Restava inteso, e così è stato per un bel po’ di tempo, che il second five eighth, il numero 12 che oggi chiamiamo “primo centro”, doveva avere buone mani, piedi sensibili e ottima visione di gioco ma anche capacità di attaccare la linea, divenendo quasi un gemello del first five eighth, l’apertura. Di giocatori così ce ne sono stati di meravigliosi: Mike Gibson, Dan Carter, Matt Giteau, solo per citarne alcuni, tutti capaci di passare senza problemi dalla maglia numero 12 a quella con il numero 10. Altre scuole hanno invece preferito primi centri di impatto, capaci di attaccare la linea avversaria e assorbire difensori ma non particolarmente dotati nel muovere palla: il gallese Jamie Roberts è stato un tipico interprete di questo ruolo.

Franco Smith ha dunque compiuto una scelta precisa: Canna sa attaccare la linea meglio di quanto sappia fare Tommaso Allan, al quale spetta il compito di essere il primo regista della squadra. Contro una squadra come la Scozia questa potrebbe essere un’opzione in grado di offrire più varietà di soluzioni. Il XV del cardo è anch’esso reduce da due sconfitte di misura. Per un tempo ha messo in seria difficoltà l’Irlanda e contro l’Inghilterra, in un match d’altri tempi segnato dalla burrasca che imperversava sul Murrayfield, ha mantenuto il punteggio in parità prima di scivolare sulla più classica buccia di banana – un pallone mal controllato da Stuart Hogg che ha messo gli inglesi nelle condizioni di segnare l’unica meta della partita. La Scozia è così, gioca bene ma poi si perde in errori marchiani e finisce per perdere la bussola. Priva dei suoi giocatori più estrosi – fuori Finn Russell, per motivi disciplinari, e Darcy Graham per infortunio – deve affidarsi a un gioco a tratti brillante ma sempre discontinuo. Stuart Hogg, i cui guizzi hanno spesso creato scompiglio nelle difese avversarie, è reduce da un paio di errori madornali e si sente messo in discussione. Resta una squadra superiore rispetto all’Italia ma molte nubi si sono addensate sul suo cielo.

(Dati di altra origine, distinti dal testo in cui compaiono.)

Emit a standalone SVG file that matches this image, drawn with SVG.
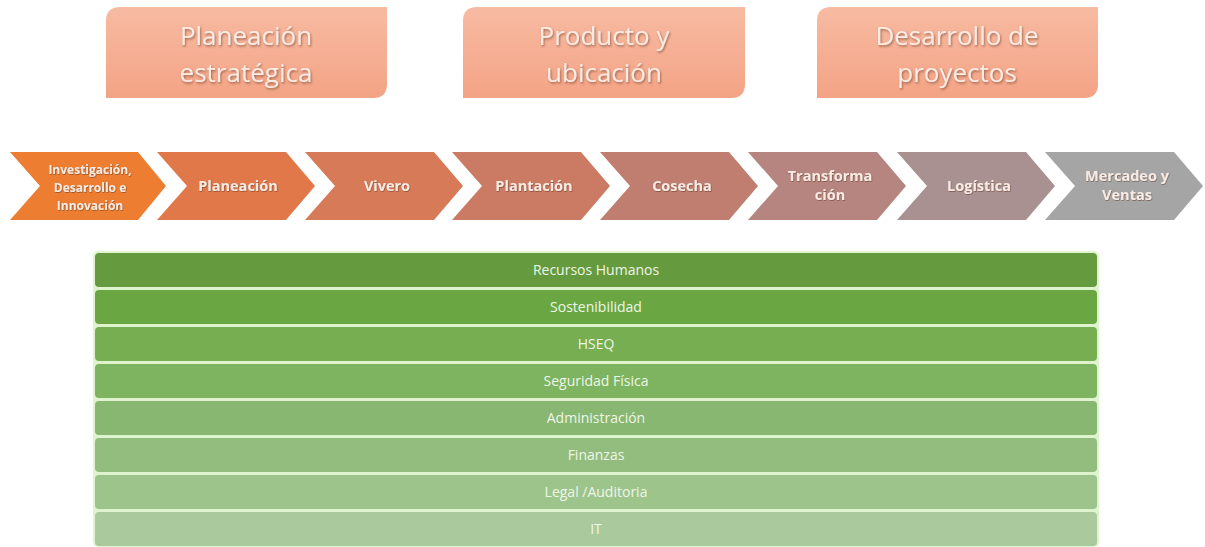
<svg xmlns="http://www.w3.org/2000/svg" width="1205" height="547" viewBox="0 0 1205 547">
<defs>
<linearGradient id="boxg" x1="0" y1="0" x2="0" y2="1">
<stop offset="0" stop-color="#f7bba2"/>
<stop offset="1" stop-color="#f4a385"/>
</linearGradient>
<filter id="sh" x="-10%" y="-10%" width="120%" height="130%">
<feDropShadow dx="1" dy="1.5" stdDeviation="0.8" flood-color="#7a4a35" flood-opacity="0.7"/>
</filter>
<filter id="sh2" x="-10%" y="-10%" width="120%" height="130%">
<feDropShadow dx="0.6" dy="0.8" stdDeviation="0.5" flood-color="#5a3020" flood-opacity="0.6"/>
</filter>
<style>
.box{fill:url(#boxg);}
.boxt{font-family:"Open Sans","Liberation Sans",sans-serif;font-size:26px;fill:#fcebe2;text-anchor:middle;filter:url(#sh);}
.chev{stroke:none;}
.ct{font-family:"Open Sans","Liberation Sans",sans-serif;font-size:14.5px;font-weight:bold;fill:#f8ebe4;text-anchor:middle;filter:url(#sh2);}
.ct1{font-size:12px;}
.bar{stroke:none;}
.bt{font-family:"Open Sans","Liberation Sans",sans-serif;font-size:14px;fill:#eef6e8;text-anchor:middle;}
</style>
</defs>
<rect width="1205" height="547" fill="#ffffff"/>

<g id="top-planeacion">
<path class="box" d="M120,7 H387 V84 Q387,98 373,98 H106 V21 Q106,7 120,7 Z"/>
<text class="boxt" x="246" y="45">Planeación</text>
<text class="boxt" x="246" y="82">estratégica</text>
</g>
<g id="top-producto">
<path class="box" d="M477,7 H745 V84 Q745,98 731,98 H463 V21 Q463,7 477,7 Z"/>
<text class="boxt" x="604" y="45">Producto y</text>
<text class="boxt" x="604" y="82">ubicación</text>
</g>
<g id="top-desarrollo">
<path class="box" d="M831,7 H1098 V84 Q1098,98 1084,98 H817 V21 Q817,7 831,7 Z"/>
<text class="boxt" x="957" y="45">Desarrollo de</text>
<text class="boxt" x="957" y="82">proyectos</text>
</g>

<g id="chev1">
<polygon class="chev" fill="#ED7D31" points="10,152 138,152 166,186 138,220 10,220 40,186"/>
<text class="ct ct1" x="90" y="174">Investigación,</text>
<text class="ct ct1" x="90" y="192">Desarrollo e</text>
<text class="ct ct1" x="90" y="210">Innovación</text>
</g>
<g id="chev2">
<polygon class="chev" fill="#E0784A" points="157,152 286,152 315,186 286,220 157,220 187,186"/>
<text class="ct" x="238" y="191">Planeación</text>
</g>
<g id="chev3">
<polygon class="chev" fill="#D77A58" points="305,152 434,152 463,186 434,220 305,220 335,186"/>
<text class="ct" x="387" y="191">Vivero</text>
</g>
<g id="chev4">
<polygon class="chev" fill="#CB7B63" points="452,152 581,152 610,186 581,220 452,220 482,186"/>
<text class="ct" x="534" y="191">Plantación</text>
</g>
<g id="chev5">
<polygon class="chev" fill="#BF7E70" points="600,152 729,152 758,186 729,220 600,220 630,186"/>
<text class="ct" x="682" y="191">Cosecha</text>
</g>
<g id="chev6">
<polygon class="chev" fill="#B6857F" points="748,152 877,152 906,186 877,220 748,220 778,186"/>
<text class="ct" x="830" y="181">Transforma</text>
<text class="ct" x="830" y="200">ción</text>
</g>
<g id="chev7">
<polygon class="chev" fill="#AA9191" points="897,152 1026,152 1055,186 1026,220 897,220 927,186"/>
<text class="ct" x="979" y="191">Logística</text>
</g>
<g id="chev8">
<polygon class="chev" fill="#A5A5A5" points="1045,152 1174,152 1203,186 1174,220 1045,220 1075,186"/>
<text class="ct" x="1127" y="181">Mercadeo y</text>
<text class="ct" x="1127" y="200">Ventas</text>
</g>

<g id="connectors"></g>

<rect x="93" y="251" width="1006" height="296" rx="5" fill="#e0f3cf"/>
<g id="bar1"><rect class="bar" x="95" y="253" width="1002" height="34" rx="4" fill="#659B3E"/><text class="bt" x="596" y="275">Recursos Humanos</text></g>
<g id="bar2"><rect class="bar" x="95" y="290" width="1002" height="34" rx="4" fill="#6AA642"/><text class="bt" x="596" y="312">Sostenibilidad</text></g>
<g id="bar3"><rect class="bar" x="95" y="327" width="1002" height="34" rx="4" fill="#76AE51"/><text class="bt" x="596" y="349">HSEQ</text></g>
<g id="bar4"><rect class="bar" x="95" y="364" width="1002" height="34" rx="4" fill="#7EB45F"/><text class="bt" x="596" y="386">Seguridad Física</text></g>
<g id="bar5"><rect class="bar" x="95" y="401" width="1002" height="34" rx="4" fill="#87B770"/><text class="bt" x="596" y="423">Administración</text></g>
<g id="bar6"><rect class="bar" x="95" y="438" width="1002" height="34" rx="4" fill="#92BD7E"/><text class="bt" x="596" y="460">Finanzas</text></g>
<g id="bar7"><rect class="bar" x="95" y="475" width="1002" height="34" rx="4" fill="#9DC48B"/><text class="bt" x="596" y="497">Legal /Auditoria</text></g>
<g id="bar8"><rect class="bar" x="95" y="512" width="1002" height="34" rx="4" fill="#AAC99C"/><text class="bt" x="596" y="534">IT</text></g>
</svg>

Italia: Hayward; Bellini, Morisi, Canna, Minozzi; Allan, Braley; Steyn, Negri, Polledri; Cannone, Zanni; Zilocchi, Bigi, Lovotti.

Scozia: Hogg; Maitland, Harris, Johnson, Kinghorn; Hastings, Price; Bradbury, Watson, Ritchie; Cummings, Toolis; Fagerson, McInally, Sutherland.

TV: Dmax, 15:15.

Gli altri match della terza giornata:

Galles-Francia (Dmax, 17:45)

Inghilterra-Irlanda: (Dmax, 16:00) in programma domenica.

Classifica: Francia e Irlanda 9; Galles e Inghilterra 5; Scozia 2; Italia 0.